Generational Collection
The current code does a full recopy of the log with each cleaning. I believe this is an optimal strategy if the probability of update is uniform for all log entries--that is if garbage is equally likely to be at the end of the log as anywhere else. However the update probability is almost always non-uniform (this is why we have caches and memory hierarchies).
If this sounds abstract consider a practical example. Let's say you have a log containing user account records. Some active users will update their account daily; some inactive users have forgotten their password and changed their email and can never update their account again. What will happen to the log? Well, every time we clean the log records which are updated will be removed from segments. As a result the log will become sorted by the time since the last update (things at the beginning of the log will be things updated least recently, and things at the end will be the things just updated). So now we can see the inefficiency in our cleaning--the last segments of the log will be full of the user accounts for users who will never update their account again, yet we persist in optimistically recopying these segments looking for garbage.
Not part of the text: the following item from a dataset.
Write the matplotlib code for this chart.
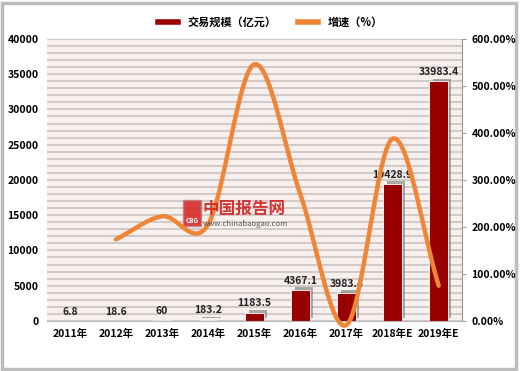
import matplotlib
matplotlib.use("Agg")
import matplotlib.pyplot as plt
import matplotlib.patheffects as pe
from matplotlib.lines import Line2D
from matplotlib.patches import Rectangle
import numpy as np

plt.rcParams['font.family'] = ['Noto Sans CJK SC', 'DejaVu Sans']

categories = ["2011年", "2012年", "2013年", "2014年", "2015年", "2016年", "2017年", "2018年E", "2019年E"]
scale = [6.8, 18.6, 60, 183.2, 1183.5, 4367.1, 3983.4, 19428.9, 33983.4]
scale_labels = ["6.8", "18.6", "60", "183.2", "1183.5", "4367.1", "3983.4", "19428.9", "33983.4"]
growth = [None, 173.5, 222.6, 205.3, 546.0, 269.0, -8.8, 387.7, 74.9]

left_ticks = [0, 5000, 10000, 15000, 20000, 25000, 30000, 35000, 40000]
right_ticks = [0, 100, 200, 300, 400, 500, 600]
right_tick_labels = ["0.00%", "100.00%", "200.00%", "300.00%", "400.00%", "500.00%", "600.00%"]

BAR = "#990000"
LINE = "#F08536"

fig = plt.figure(figsize=(5.2, 3.71), dpi=100)
fig.patch.set_facecolor("white")
fig.add_artist(Rectangle((0.004, 0.006), 0.988, 0.985, transform=fig.transFigure,
                         fill=False, edgecolor="#bdbdbd", linewidth=2.5))

ax = fig.add_axes([0.090, 0.135, 0.798, 0.760])
ax.set_facecolor("#F8EFEF")
x = np.arange(len(categories))

for g in range(0, 40001, 1000):
    ax.axhline(g, color="#CFC6C6", linewidth=1.3, zorder=0.5)

bars = ax.bar(x, scale, width=0.4, color=BAR, edgecolor="white", linewidth=0.6, zorder=2,
              path_effects=[pe.SimplePatchShadow(offset=(2.5, 2), shadow_rgbFace="#777777", alpha=0.6), pe.Normal()])
for xi, v, lab in zip(x, scale, scale_labels):
    ax.annotate(lab, (xi, v), xytext=(0, 3), textcoords="offset points", ha="center", va="bottom",
                fontsize=7.5, fontweight="bold", color="#222222", zorder=5)

ax.set_xlim(-0.5, len(categories) - 0.5)
ax.set_ylim(0, 40000)
ax.set_yticks(left_ticks)
ax.set_yticklabels([str(t) for t in left_ticks], fontsize=7.5, fontweight="bold")
ax.set_xticks(x)
ax.set_xticklabels(categories, fontsize=7.5, fontweight="bold")
ax.tick_params(axis="both", length=0, pad=6)
for s in ["top", "left"]:
    ax.spines[s].set_visible(False)
ax.spines["bottom"].set_color("#bbbbbb")
ax.spines["right"].set_visible(False)

ax2 = ax.twinx()
ax2.set_ylim(0, 600)
ax2.set_yticks(right_ticks)
ax2.set_yticklabels(right_tick_labels, fontsize=7.5, fontweight="bold")
ax2.tick_params(axis="y", length=3, color="#999999", pad=4)
for s in ["top", "left", "bottom"]:
    ax2.spines[s].set_visible(False)
ax2.spines["right"].set_color("#999999")

# smooth (Catmull-Rom) curve through the growth points
gx = np.array([i for i, g in enumerate(growth) if g is not None], dtype=float)
gy = np.array([g for g in growth if g is not None], dtype=float)
px = np.concatenate([[2 * gx[0] - gx[1]], gx, [2 * gx[-1] - gx[-2]]])
py = np.concatenate([[2 * gy[0] - gy[1]], gy, [2 * gy[-1] - gy[-2]]])
sx, sy = [], []
t = np.linspace(0, 1, 30)
for i in range(1, len(px) - 2):
    p0, p1, p2, p3 = [np.array([px[j], py[j]]) for j in (i - 1, i, i + 1, i + 2)]
    for tt in t:
        pt = 0.5 * ((2 * p1) + (-p0 + p2) * tt + (2 * p0 - 5 * p1 + 4 * p2 - p3) * tt ** 2
                    + (-p0 + 3 * p1 - 3 * p2 + p3) * tt ** 3)
        sx.append(pt[0]); sy.append(pt[1])
ax2.plot(sx, sy, color=LINE, linewidth=3.2, solid_capstyle="round", zorder=3, clip_on=False)
ax2.set_zorder(ax.get_zorder() + 1)

# watermark
fig.text(0.39, 0.423, "中国报告网", color="#D42020", fontsize=12, fontweight="bold", alpha=0.9)
fig.text(0.39, 0.39, "www.chinabaogao.com", color="#444444", fontsize=5.5, alpha=0.9)
fig.add_artist(Rectangle((0.352, 0.39), 0.035, 0.07, transform=fig.transFigure,
                         facecolor="#D42020", edgecolor="#c08080", alpha=0.85))
fig.text(0.369, 0.398, "CBG", color="white", fontsize=4.5, fontweight="bold", ha="center")

handles = [Line2D([0], [0], color=BAR, linewidth=4), Line2D([0], [0], color=LINE, linewidth=4)]
fig.legend(handles, ["交易规模（亿元）", "增速（%）"], loc="upper center", bbox_to_anchor=(0.52, 0.985),
           ncol=2, frameon=False, fontsize=8, handlelength=1.8, columnspacing=2,
           prop={"weight": "bold", "size": 8})

fig.savefig("out.png", dpi=100)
In other words the same survivorship ratio we used in the above section was actually more like the average survivorship ratio over the whole log, but in reality it would vary significantly within the log, with older segments (usually) having a much higher survivorship.
This is exactly the intuition behind generational collection in both log-structured storage (e.g. leveldb and cassandra) and in programming language garbage collection. You can think of our dirty and clean segments as being two generations, but you could add additional generations beyond that. Typically for these systems the following would be true:
- Each successive generation increases in size (e.g. maybe a generation is 2x the size in bytes of its predecessor)
- All but the newest generation is approximately deduplicated internally, but generations may duplicate each other.
- Collection proceeds by collecting a generation into the generation that succeeds it
You can view the generations as an attempt to approximate the histogram of the update frequency by recency.
A few open questions I have considered but not fully answered:
The first obvious question is if you do have generations is how many should you have and what size should they be? Existing systems seem to hard code this or have you directly configure it. However it would be better to do this in a data-driven way. That is, to measure the survivorship ratio and chose generations appropriately. Intuitively if the distribution is uniform with respect to recency then you should just have one big generation, but otherwise you should chose generation boundaries that will optimally approximate the observed distribution.
Second, though it is true that most existing systems use the concept of generations I wonder if there is another way that produces a more continuous estimation? I have not fully considered this, but I wonder if it would be possible to somehow use a memory mapped offsetmap that would be saved between runs and dynamically choose how far back int he log to collect.